L’accord de Doha a mis fin à cette crise en permettant l’élection à la magistrature suprême de l’ancien chef d’état majeur de l’armée libanaise. Cet événement a marqué un bouleversement politique qui a amené l’appareil médiatique du Courant du Futur à se confronter à un dilemme financier et politique. Le rapprochement de l’Arabie Saoudite, financeur majeur de la machine de propagande sunnite libanaise avec la Syrie a privé la chaîne de subsides, d’autant plus qu’elle cumulait alors une dette chiffrée à 18 millions de dollars. Pour sortir de cette impasse financière, le directeur d’Ekhberiat Al-Moustaqbal, Nadim Al-Maoula, également ancien directeur de Future TV et un de ses actionnaires, aurait proposé à Saad Hariri une fusion de la chaîne Future TV et de la chaîne d’information. Mais cette décision a été suspendue pour une raison familiale : selon la presse libanaise, la veuve du feu Premier Ministre Rafic Hariri, qui détient une partie de Future TV, aurait posé des conditions sur la ligne éditoriale de la nouvelle entité.

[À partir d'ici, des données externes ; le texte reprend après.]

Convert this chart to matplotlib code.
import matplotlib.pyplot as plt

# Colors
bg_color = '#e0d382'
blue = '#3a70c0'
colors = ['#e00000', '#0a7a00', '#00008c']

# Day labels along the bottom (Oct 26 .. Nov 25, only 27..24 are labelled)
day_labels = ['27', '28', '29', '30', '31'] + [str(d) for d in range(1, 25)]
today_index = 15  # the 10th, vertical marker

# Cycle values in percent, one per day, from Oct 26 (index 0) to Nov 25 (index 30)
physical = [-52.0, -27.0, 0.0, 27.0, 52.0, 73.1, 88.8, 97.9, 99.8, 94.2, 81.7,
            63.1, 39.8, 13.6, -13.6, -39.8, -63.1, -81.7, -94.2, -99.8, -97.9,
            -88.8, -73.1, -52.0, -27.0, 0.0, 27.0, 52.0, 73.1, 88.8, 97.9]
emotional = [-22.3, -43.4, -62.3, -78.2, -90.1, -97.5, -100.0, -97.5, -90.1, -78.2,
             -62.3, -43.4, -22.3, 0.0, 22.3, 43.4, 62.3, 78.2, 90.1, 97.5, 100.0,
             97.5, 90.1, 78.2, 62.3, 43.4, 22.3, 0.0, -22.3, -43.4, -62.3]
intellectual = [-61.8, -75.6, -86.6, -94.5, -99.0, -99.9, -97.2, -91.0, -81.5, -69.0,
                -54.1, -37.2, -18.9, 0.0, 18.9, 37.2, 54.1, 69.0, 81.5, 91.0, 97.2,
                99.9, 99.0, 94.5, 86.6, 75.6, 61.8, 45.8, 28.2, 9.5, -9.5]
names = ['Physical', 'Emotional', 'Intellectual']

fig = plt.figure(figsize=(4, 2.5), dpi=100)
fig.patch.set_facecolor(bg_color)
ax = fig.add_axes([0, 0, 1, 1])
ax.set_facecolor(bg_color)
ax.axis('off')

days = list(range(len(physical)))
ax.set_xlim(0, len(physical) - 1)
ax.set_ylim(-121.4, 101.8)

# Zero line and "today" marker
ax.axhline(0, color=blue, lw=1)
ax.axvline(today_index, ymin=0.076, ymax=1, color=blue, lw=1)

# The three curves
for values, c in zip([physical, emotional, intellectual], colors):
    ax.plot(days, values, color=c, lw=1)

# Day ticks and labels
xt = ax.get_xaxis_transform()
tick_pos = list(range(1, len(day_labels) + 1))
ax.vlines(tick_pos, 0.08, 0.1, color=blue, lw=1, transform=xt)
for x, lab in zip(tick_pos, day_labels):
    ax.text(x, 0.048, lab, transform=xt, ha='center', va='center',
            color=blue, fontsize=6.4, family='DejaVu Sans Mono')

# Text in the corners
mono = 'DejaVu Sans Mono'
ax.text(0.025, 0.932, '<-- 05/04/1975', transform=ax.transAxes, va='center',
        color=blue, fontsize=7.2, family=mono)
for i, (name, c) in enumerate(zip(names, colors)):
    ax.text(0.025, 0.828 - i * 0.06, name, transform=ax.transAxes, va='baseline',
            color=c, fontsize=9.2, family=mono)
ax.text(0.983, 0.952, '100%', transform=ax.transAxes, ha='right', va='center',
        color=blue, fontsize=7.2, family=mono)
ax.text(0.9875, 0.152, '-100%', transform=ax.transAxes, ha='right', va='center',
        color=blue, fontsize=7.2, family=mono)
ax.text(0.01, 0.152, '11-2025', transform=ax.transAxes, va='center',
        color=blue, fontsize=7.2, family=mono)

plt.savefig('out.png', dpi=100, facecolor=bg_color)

Après la première visite de Saad Hariri à Damas en décembre 2009, les responsables de la chaîne, dont la ligne éditoriale était le développement d’un discours hostile contre la Syrie, se sont retrouvés contraints d’arrêter toute critique envers celle-ci. En effet, lors d’une réunion avec les cadres de la chaîne à son retour de Damas, Saad Hariri a non seulement demandé d’arrêter tout discours hostile envers la Syrie, mais encore de réserver au régime syrien le même traitement que celui réservé à l’Arabie Saoudite. Ce changement dans la relation liant la formation sunnite au régime syrien va probablement provoquer des changements dans la programmation de la chaîne. On parle déjà d’un audit présenté par l’un des conseillers de Saad Hariri préconisant la suppression de certains programmes et qui aurait comme conséquence le départ d’une centaine de journalistes.